Nächster Stop: JUST - eine Gründung aus dem Jahr 2011 mit folgender Historie: der Gründer und heutige CEO Josh Tetrick wuchs mit seinem Bruder in Alabama auf. Seine Mutter war Friseurin und zog ihre Kinder mit ihrem bescheidenen Einkommen auf. Frisches Essen gab es selten - eher war Fastfood die regel. Das wollte Josh ändern und kam auf die Idee, die Produktion von Eiern mit pflanzlichen Proteinen zu schaffen. Er stieß auf die Mungbohne als besonders proteinhaltige Bohnenart und entwickelte eine Rezeptur, die in ihrer Zusammensetzung einem Ei extrem nahe kommt. Ökologischer Nebeneffekt: Die Bohne benötigt viel weniger Wasser bei ihrer Aufzucht als die haltung von Hühnern. Josh warb 220 Millionen Dollar Funding ein. Und heute steht in einer wachsenden Zahl von US-Lebensmittelgeschäften "JUST Egg" für 7,99 Dollar in den Regalen. Ehrgeiziges Ziel von Josh und seinem Team ist es, den Preis möglichst zu halbieren und auf das Preisniveau von Eiern zu bringen. Übrigens: JUST bot und auch Pistazieneis, das mit dem Protein der Mungbohne hergestellt wurde. Last not least befasst sich JUST mit der gewinnung von Fleisch aus der Zucht von Stammzellen. Noch fallen für ein Nugget Hühnerfleisch 50 Euro Kosten an. Tendenz fallend.

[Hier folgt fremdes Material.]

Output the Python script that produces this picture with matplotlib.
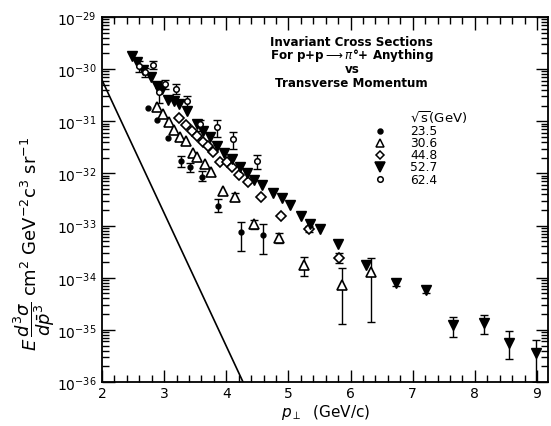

Natürlich ließ es sich Minister Buchholz nicht nehmen, zusammen mit Josh ein JUST-Egg in die Pfanne zu hauen.
    
Mittagspause dann an der Golden-Gate-Bridge, bevor uns unser letzter Programmpunkt - wie passend - zur Firma "Day Two" nach Oakland führte. Tread Childs erläuterte uns dort unter anderem eine App der Firma, die insbesonderen Menschen, die an Diabetes II erkrankt sind, das Leben erleichtern soll. "Day Two" hat – basierend auf Erkenntnissen des Weizmann-Instituts in Israel – ein Verfahren entwickelt, wie wir unsere Essgewohnheiten so verändern können, dass wir unseren Zuckerspiegel möglichst stabil halten. Dazu wird ein Test unseres Mikrobioms, also die Gesamtheit aller Mikroorganismen, die wir in uns tragen, durchgeführt.
Tread Childs mit Buchholz

Die Erkenntnisse aus dem Test werden mithilfe eines Algorithmus ausgewertet und auf einer App angezeigt, die uns ohne weitere Tests quasi vorhersagt, welche Lebensmittel unseren Zuckerspiegel möglichst stabil auf einem gesunden Niveau halten. Dabei will die App dabei helfen, dass Diabetiker nicht auf Lebensmittel verzichten müssen, sondern aufzeigen, in welcher Kombination bestimmte Lebensmittel individualisiert auf unseren Körper uns den Genuss von (fast allen) Lebensmitteln ermöglichen. Ein Beispiel war der Apfel, der als solcher für einen Diabetiker einen zu hohen Fruchtzuckergehalt haben kann, zusammen mit Walnüssen aber verträglich sein kann. Die Lebensqualität von Diabetikern soll mit dieser Technologie ebenso verbessert werden können wie die Gesundheit von Menschen mit Übergewicht. Ein Test-Kit von Day Two hätte 500 USD gekostet, viele der Teilnehmer der Reisedelegation hätten das Kit sofort gekauft. Auch dies ein Beispiel für die Umsetzung von wissenschaftlichen Erkenntnissen in die wirtschaftliche Praxis. Das ist das Grundprinzip für den Erfolg des Silicon-Valley.